Profiling & Benchmarking

How-to: Profiling Memory Usage in Pipelie Mode

The Python ecosystem offers a variety of tools for profiling memory usage. For the logprep project, additional requirements include support for multiprocessing, multithreading, and compiled extension modules. Memray is a modern, open-source memory profiling tool that meets these requirements. It is easy to use, performant, and supports all the necessary features.

This guide describes how to profile logprep running in pipeline mode between Kafka and OpenSearch. While Kafka, OpenSearch, and other components are deployed using Docker containers with ports exposed on the host, logprep runs directly on the host using memray run as the entry point.

The following diagram illustrates the high-level setup:

memory-profiling-setup.drawio.html

—

Install Dependencies

Ensure all required dependencies are installed on the host:

Memray: Install using pip install memray in the virtual environment where logprep runs.
Logprep: Install using pip install . && pip install ".[dev]" in the same virtual environment.
Docker / Podman: Refer to the respective docs for detailed instructions.

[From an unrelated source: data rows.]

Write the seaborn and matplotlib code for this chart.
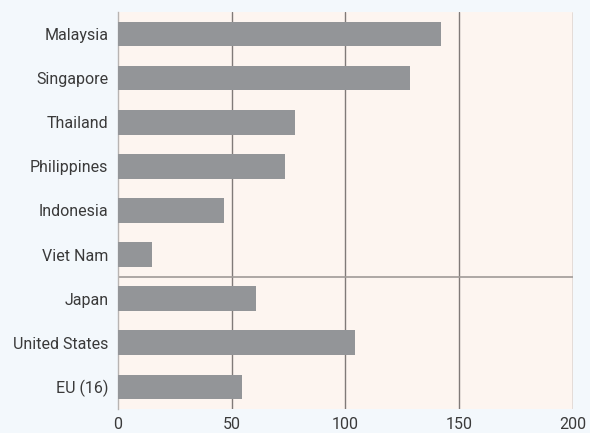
import pandas as pd
import matplotlib.pyplot as plt
import seaborn as sns

# Values
countries = ['Malaysia', 'Singapore', 'Thailand', 'Philippines', 'Indonesia',
             'Viet Nam', 'Japan', 'United States', 'EU (16)']
values = [141.8, 128.6, 78.0, 73.6, 46.4, 15.1, 60.5, 104.4, 54.3]
x_ticks = [0, 50, 100, 150, 200]


def main():
    df = pd.DataFrame({'country': countries, 'value': values})

    sns.set_style('white')
    plt.rcParams['font.family'] = ['Roboto', 'DejaVu Sans']

    fig = plt.figure(figsize=(5.9, 4.33), dpi=100, facecolor='#f3f8fc')
    ax = fig.add_axes([0.2, 0.0555, 0.771, 0.917])
    ax.set_facecolor('#fdf5f0')

    sns.barplot(data=df, x='value', y='country', orient='h', color='#939598',
                saturation=1, width=0.56, ax=ax, zorder=3,
                edgecolor='none', linewidth=0)

    ax.set_xlim(0, 200)
    ax.set_ylim(len(countries) - 0.5, -0.5)
    ax.set_xticks(x_ticks)
    ax.set_xticklabels([str(t) for t in x_ticks])

    # vertical gridlines
    for t in x_ticks[1:]:
        ax.axvline(t, color='#807a78', lw=1.0, zorder=1)
    # separator between the ASEAN group and the others
    ax.axhline(5.5, color='#a09a98', lw=1.2, zorder=1)

    for side in ['top', 'right', 'bottom']:
        ax.spines[side].set_visible(False)
    ax.spines['left'].set_color('#b8b4b2')
    ax.spines['left'].set_linewidth(1.0)

    ax.tick_params(axis='both', length=0, labelsize=11.5, labelcolor='#3a3a3a')
    ax.tick_params(axis='y', pad=7)
    ax.tick_params(axis='x', pad=6)
    ax.set_xlabel('')
    ax.set_ylabel('')

    plt.savefig('out.png', dpi=100, facecolor=fig.get_facecolor())


if __name__ == "__main__":
    main()
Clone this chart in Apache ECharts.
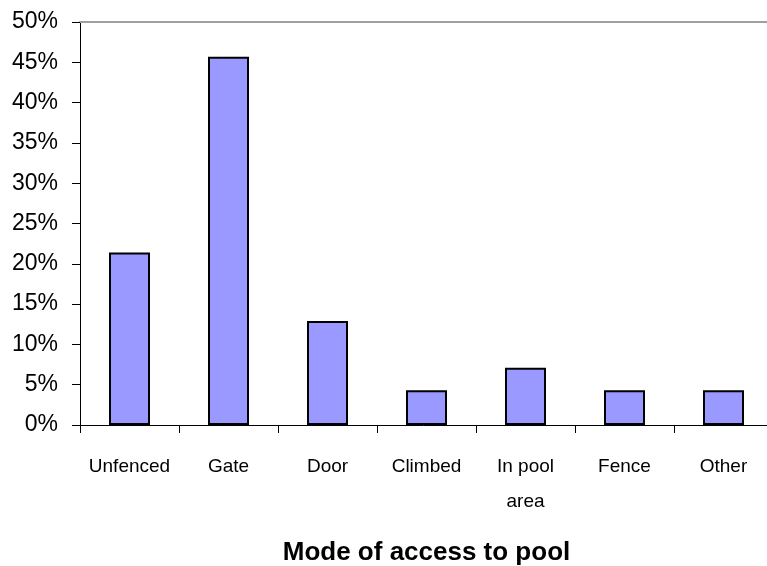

Prepare the Execution Environment

Start the Docker containers and wait for them to be fully operational:

docker compose -f examples/compose/docker-compose.yml up -d

Prepare a Test Scenario

Set up a logprep configuration and test inputs to trigger the desired functionality. Simplify the setup to minimize noise in the system.

Logprep Configuration

Use examples/exampledata/config/pipeline.yml as a starting point for profiling Kafka input, basic processing, and OpenSearch output.
Set process_count to 1 and reduce backlog sizes to further simplify the setup.

Log Data

Use examples/exampledata/input_logdata/logclass/test_input.jsonl as a starting point for generating log events.
Make adequate modifications to focus on the desired functionality.

Configure Memray

Select the appropriate Memray configuration options based on the code being profiled (main process, subprocesses, or native code). For this guide, we use the following options to track potential memory issues in the pipeline process, including native code:

--follow-fork
--trace-python-allocators
--native

Additional CLI Options

--follow-fork: To follow forked subprocesses. https://bloomberg.github.io/memray/run.html#tracking-across-forks
--trace-python-allocators: To track individual object allocations (more data, slower, helpful for tracking memory leaks). https://bloomberg.github.io/memray/run.html#python-allocator-tracking
--native: To track allocations in extension modules as well (more data, slower). https://bloomberg.github.io/memray/run.html#native-tracking
--aggregate: To only store aggregated data, speeding up analysis (but only after program termination). https://bloomberg.github.io/memray/run.html#aggregated-capture-files
--live: To display a live allocation screen. https://bloomberg.github.io/memray/run.html#live-tracking

Run the Experiment

The experiment requires multiple terminals to manage parallel processes.

Terminal 1: Run the Profiler

# Prepare a simple configuration to profile relevant code sections.
PIPELINE_CONFIG=examples/exampledata/config/pipeline.yml

# Run the profiler
memray run --follow-fork --trace-python-allocators --native logprep/run_logprep.py run $PIPELINE_CONFIG

# Identify the runner PID ($RUNNER) and, if applicable, the PID of the subprocess ($SUBPROCESS) from the logs.
# Alternatively, pipe the output to a file and search for "Pipeline" to find the subprocess PID.

Terminal 2: Generate Continuous Reports

# For the main process
DUMP_FILE=logprep/memray-run_logprep.py.$RUNNER.bin

# For a subprocess
DUMP_FILE=logprep/memray-run_logprep.py.$RUNNER.bin.$SUBPROCESS

while true; do
   TIMESTAMP=$(date +%s)
   REPORT_FILE="${DUMP_FILE}-${TIMESTAMP}.html"
   memray flamegraph $DUMP_FILE --leaks -o $REPORT_FILE --force && open $REPORT_FILE
   # ^ generated reports are opened automatically in the browser
done

Terminal 3: Continuously Produce Test Input

# Prepare log messages to trigger the desired functionality.
KAFKA_TEST_INPUT=examples/exampledata/input_logdata/logclass/test_input.jsonl

while true; do
   docker exec -i kafka kafka-console-producer.sh --bootstrap-server 127.0.0.1:9092 --topic consumer < $KAFKA_TEST_INPUT
done

Note

Memray supports multiple report formats. For more details, see the Memray Flamegraph Documentation.